Hacker News new | ask | show | jobs
by lobster_johnson 3270 days ago
That's the procedural reason -- the case ended up in the SC because the lower court sent it up the chain, but that's still not an explanation for why they chose to accept it. As far as I know, they still had the option to refuse it.
2 comments

> If the Supreme Court had not granted cert it would have meant that this lower court opinion would have in effect (but not technically) stood as a nationwide precedent modifying existing Supreme Court decisions.

I think this is the part that matters. It's possible that the Supreme Court would rather that the judgement came from them rather than the lower court. Leaving it as-is would modify existing Supreme Court caselaw, but the decision itself wouldn't have come from the Supreme Court, which could lead to a bit of ambiguity. If the Supreme Court itself weighs in, even just to agree with the lower court, it eliminates that ambiguity. No one is left wondering "What if it had gone to the Supreme Court" about the decision.

I am not a lawyer, but that is my interpretation.

"Leaving it as-is would modify existing Supreme Court caselaw, but the decision itself wouldn't have come from the Supreme Court, which could lead to a bit of ambiguity. If the Supreme Court itself weighs in, even just to agree with the lower court, it eliminates that ambiguity. No one is left wondering "What if it had gone to the Supreme Court" about the decision."

Doesn't this reasoning apply to every case that comes before the Supreme Court, even those it refuses to hear?

Doesn't this reasoning apply to every case that comes before the Supreme Court, even those it refuses to hear?

There's are several answers to your question.

1) To a certain extent it does apply to every case the Court doesn't hear. Although such denials of cert aren't supposed to mean anything you will nonetheless see in briefs something like:

"The Ninth Circuit held blah blah blah. Doe v. Smith 108 F.3d 1147 (9th Cir. 2012), cert. denied, 112 S. Ct. 60 (2013)."

The intention is to imply that a majority of the Supreme Court at least didn't strongly disagree with the Ninth Circuit.

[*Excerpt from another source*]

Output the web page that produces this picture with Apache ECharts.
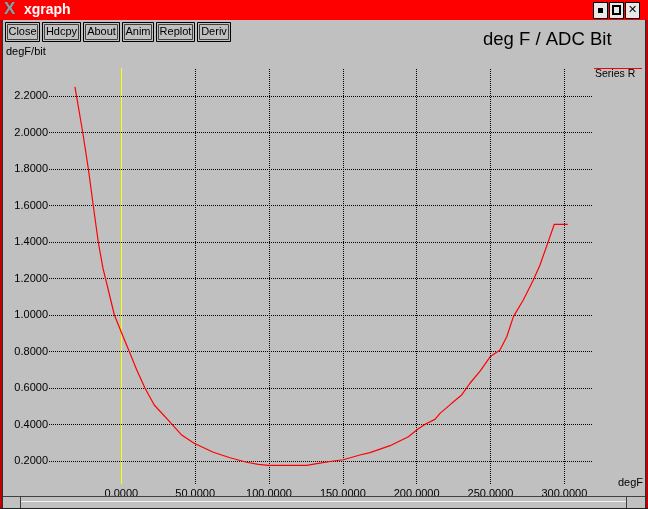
<!DOCTYPE html>
<html>
<head>
<meta charset="utf-8">
<script src="https://cdn.jsdelivr.net/npm/echarts@6/dist/echarts.min.js"></script>
<style>
html,body{margin:0;padding:0;background:#c0c0c0;}
#c{width:648px;height:509px;}
</style>
</head>
<body>
<div id="c"></div>
<script>
// ---- data ----
const xTicks = [0, 50, 100, 150, 200, 250, 300];
const yTicks = [0.2, 0.4, 0.6, 0.8, 1.0, 1.2, 1.4, 1.6, 1.8, 2.0, 2.2];
const degF = [-31.4, -26.1, -22.3, -19.0, -15.6, -12.5, -10.4, -7.7, -4.7, 0.3, 5.4, 10.4, 16.0, 22.3, 34.1, 40.9, 49.3, 62.3, 73.6, 84.9, 92.8, 99.5, 125.5, 133.4, 143.6, 150.3, 161.6, 168.4, 182.0, 194.4, 200.0, 205.7, 212.4, 215.8, 223.7, 230.5, 236.1, 243.2, 249.7, 256.4, 261.0, 265.5, 272.2, 279.0, 283.5, 289.1, 293.2, 302.3];
const degFPerBit = [2.25, 2.0, 1.80, 1.60, 1.40, 1.26, 1.19, 1.10, 1.00, 0.90, 0.80, 0.70, 0.60, 0.507, 0.403, 0.342, 0.297, 0.248, 0.218, 0.193, 0.182, 0.176, 0.176, 0.187, 0.200, 0.207, 0.233, 0.246, 0.284, 0.333, 0.370, 0.401, 0.428, 0.461, 0.516, 0.562, 0.626, 0.695, 0.771, 0.808, 0.881, 0.991, 1.082, 1.192, 1.274, 1.402, 1.497, 1.497];
const buttons = ['Close', 'Hdcpy', 'About', 'Anim', 'Replot', 'Deriv'];
const seriesName = 'Series R';
const titleText = 'deg F / ADC Bit';
const yName = 'degF/bit';
const xName = 'degF';

const FONT = '"Liberation Sans", Arial, Helvetica, sans-serif';
const chart = echarts.init(document.getElementById('c'), null, {renderer: 'canvas'});

const pts = degF.map((x, i) => [x, degFPerBit[i]]);
const dotted = {color: '#000', width: 1, type: [1, 1]};

const gridMarks = [];
xTicks.forEach(v => {
  if (v === 0) gridMarks.push({xAxis: v, lineStyle: {color: '#ffff00', width: 1, type: 'solid'}});
  else gridMarks.push({xAxis: v, lineStyle: dotted});
});
yTicks.forEach(v => gridMarks.push({yAxis: v, lineStyle: dotted}));

// window chrome
const btnX = [5, 42, 83, 122, 156, 197];
const btnW = [34, 38, 36, 31, 38, 33];
const chrome = [];
chrome.push({type: 'rect', shape: {x: 0, y: 0, width: 648, height: 20}, style: {fill: '#ff0000'}, z: 10});
chrome.push({type: 'text', x: 4, y: 1, style: {text: 'X', font: 'bold 17px ' + FONT, fill: '#9a9a9a', stroke: '#404040', lineWidth: 0.6}, z: 11});
chrome.push({type: 'text', x: 24, y: 3, style: {text: 'xgraph', font: 'bold 14px ' + FONT, fill: '#ffffff'}, z: 11});
[[593, 'sq'], [609, 'box'], [625, 'x']].forEach(([bx, kind]) => {
  chrome.push({type: 'rect', shape: {x: bx + 0.5, y: 2.5, width: 14, height: 16}, style: {fill: '#e8e8e8', stroke: '#000', lineWidth: 1}, z: 11});
  if (kind === 'sq') chrome.push({type: 'rect', shape: {x: bx + 5, y: 8, width: 5, height: 5}, style: {fill: '#000'}, z: 12});
  if (kind === 'box') chrome.push({type: 'rect', shape: {x: bx + 4, y: 6, width: 7, height: 8}, style: {fill: 'none', stroke: '#000', lineWidth: 2}, z: 12});
  if (kind === 'x') chrome.push({type: 'text', x: bx + 7.5, y: 10.5, style: {text: '✕', font: 'bold 11px "DejaVu Sans"', fill: '#000', align: 'center', verticalAlign: 'middle'}, z: 12});
});
buttons.forEach((b, i) => {
  const x = btnX[i], w = btnW[i];
  chrome.push({type: 'rect', shape: {x: x + 0.5, y: 22.5, width: w, height: 19}, style: {fill: '#c0c0c0', stroke: '#000', lineWidth: 1}, z: 11});
  chrome.push({type: 'rect', shape: {x: x + 2.5, y: 24.5, width: w - 4, height: 15}, style: {fill: 'none', stroke: '#404040', lineWidth: 1}, z: 11});
  chrome.push({type: 'text', x: x + w / 2 + 0.5, y: 32, style: {text: b, font: '11px ' + FONT, fill: '#000', align: 'center', verticalAlign: 'middle'}, z: 12});
});
// frame
chrome.push({type: 'line', shape: {x1: 2.5, y1: 20, x2: 2.5, y2: 509}, style: {stroke: '#303030', lineWidth: 1}, z: 11});
chrome.push({type: 'line', shape: {x1: 645.5, y1: 20, x2: 645.5, y2: 509}, style: {stroke: '#303030', lineWidth: 1}, z: 11});
chrome.push({type: 'rect', shape: {x: 0, y: 20, width: 2, height: 489}, style: {fill: '#c00000'}, z: 11});
chrome.push({type: 'rect', shape: {x: 646, y: 20, width: 2, height: 489}, style: {fill: '#c00000'}, z: 11});
chrome.push({type: 'line', shape: {x1: 3, y1: 496.5, x2: 645, y2: 496.5}, style: {stroke: '#404040', lineWidth: 1}, z: 11});
chrome.push({type: 'line', shape: {x1: 20.5, y1: 497, x2: 20.5, y2: 508}, style: {stroke: '#404040', lineWidth: 1}, z: 11});
chrome.push({type: 'line', shape: {x1: 626.5, y1: 497, x2: 626.5, y2: 508}, style: {stroke: '#404040', lineWidth: 1}, z: 11});
chrome.push({type: 'line', shape: {x1: 21, y1: 501.5, x2: 626, y2: 501.5}, style: {stroke: '#f0f0f0', lineWidth: 1}, z: 11});
chrome.push({type: 'line', shape: {x1: 0, y1: 508.5, x2: 648, y2: 508.5}, style: {stroke: '#202020', lineWidth: 1}, z: 11});
// texts
chrome.push({type: 'text', x: 483, y: 40, style: {text: titleText, font: '18.5px ' + FONT, fill: '#000', verticalAlign: 'middle'}, z: 11});
chrome.push({type: 'text', x: 6, y: 52, style: {text: yName, font: '11px ' + FONT, fill: '#000', verticalAlign: 'middle'}, z: 11});
chrome.push({type: 'text', x: 618, y: 483, style: {text: xName, font: '11px ' + FONT, fill: '#000', verticalAlign: 'middle'}, z: 11});
// legend
chrome.push({type: 'line', shape: {x1: 594, y1: 68.5, x2: 642, y2: 68.5}, style: {stroke: '#ff0000', lineWidth: 1}, z: 11});
chrome.push({type: 'text', x: 595, y: 74, style: {text: seriesName, font: '10.5px ' + FONT, fill: '#000', verticalAlign: 'middle'}, z: 11});

chart.setOption({
  backgroundColor: '#c0c0c0',
  animation: false,
  grid: {left: 49, right: 55, top: 68, bottom: 25, containLabel: false},
  xAxis: {
    type: 'value', min: -48.96, max: 319.4,
    axisLine: {show: false}, axisTick: {show: false}, splitLine: {show: false},
    axisLabel: {customValues: xTicks, margin: 4, color: '#000', fontFamily: FONT, fontSize: 11,
      formatter: v => v.toFixed(4)}
  },
  yAxis: {
    type: 'value', min: 0.074, max: 2.3534,
    axisLine: {show: false}, axisTick: {show: false}, splitLine: {show: false},
    axisLabel: {customValues: yTicks, margin: 1, color: '#000', fontFamily: FONT, fontSize: 11,
      formatter: v => v.toFixed(4)}
  },
  series: [{
    name: seriesName, type: 'line', data: pts, showSymbol: false, symbol: 'none',
    lineStyle: {color: '#ff0000', width: 1.2}, z: 5,
    markLine: {silent: true, symbol: 'none', label: {show: false}, data: gridMarks, z: 1, animation: false}
  }],
  graphic: chrome
});
</script>
</body>
</html>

2) Most cases come up to the Supreme Court from the Court of Appeals, not a special three District Court judge panel. The uses and limits of CoA judgement in their own circuits and in other circuits are well understood because it happens so much. That's not the case for these kind of judgments.

3) The nature of the decision itself is unusual. Most cases are fact bound, even most cases that are dealing with precedent work around the edges of existing cases.

The precedent the court below was dealing with -- Vieth v. Jubelirer -- is really unusual. In it four judges would have held that partisan gerrymandering cases are always non-judiciable (i.e. courts shouldn't hear them) four would have held that the such cases are judiciable. Justice Kennedy wrote a solo concurrence that represented the decisive vote. In it he wrote that such cases were as of then non-judiciable because there were no judicially manageable standards that could be applied. But he left the door open for such standards to appear in the future.

The court panel below held that the standard proposed by the plaintiffs was the standard that Justice Kennedy had been looking for all along. Leaving that in place without comment would have looked more endorsement than usual.

Most cases that the Supreme Court refuses to hear are those in which lower courts reaffirmed the status quo.
Why is that? If this lower court could go against the status quo like this, what stops other courts doing the same in other cases?
This[1] may help. The relevant excepts:

> The doctrine operates both horizontally and vertically. Horizontal stare decisis refers to a court adhering to its own precedent. A court engages in vertical stare decisis when it applies precedent from a higher court. Consequently, stare decisis discourages litigating established precedents, and thus, reduces spending.

and

> Although courts seldom overrule precedent, Justice Rehnquist explained that stare decisis is not an “inexorable command.” On occasion, the Court will decide not to apply the doctrine if a prior decision is deemed unworkable. In addition, significant societal changes may also prompt the Court to overrule precedent; however, any decision to overrule precedent is exercised cautiously.

It's worth a read (not terribly long) because of the examples and the rationale behind Louisiana having a different system.

[1] https://www.law.cornell.edu/wex/stare_decisis

They only had the option to summarily affirm or take up the case on appeal. Technically I should not have used the term cert in my original post as it comes up through a different method (28 U.S.C 1253). In the old days there used to be many more mandatory appeals to the Supreme Court, but it has gotten narrower and narrower. The last change in 1988 got rid of most of the remaining paths, but there are still mandatory appeals written into a handful of statutory causes of actions.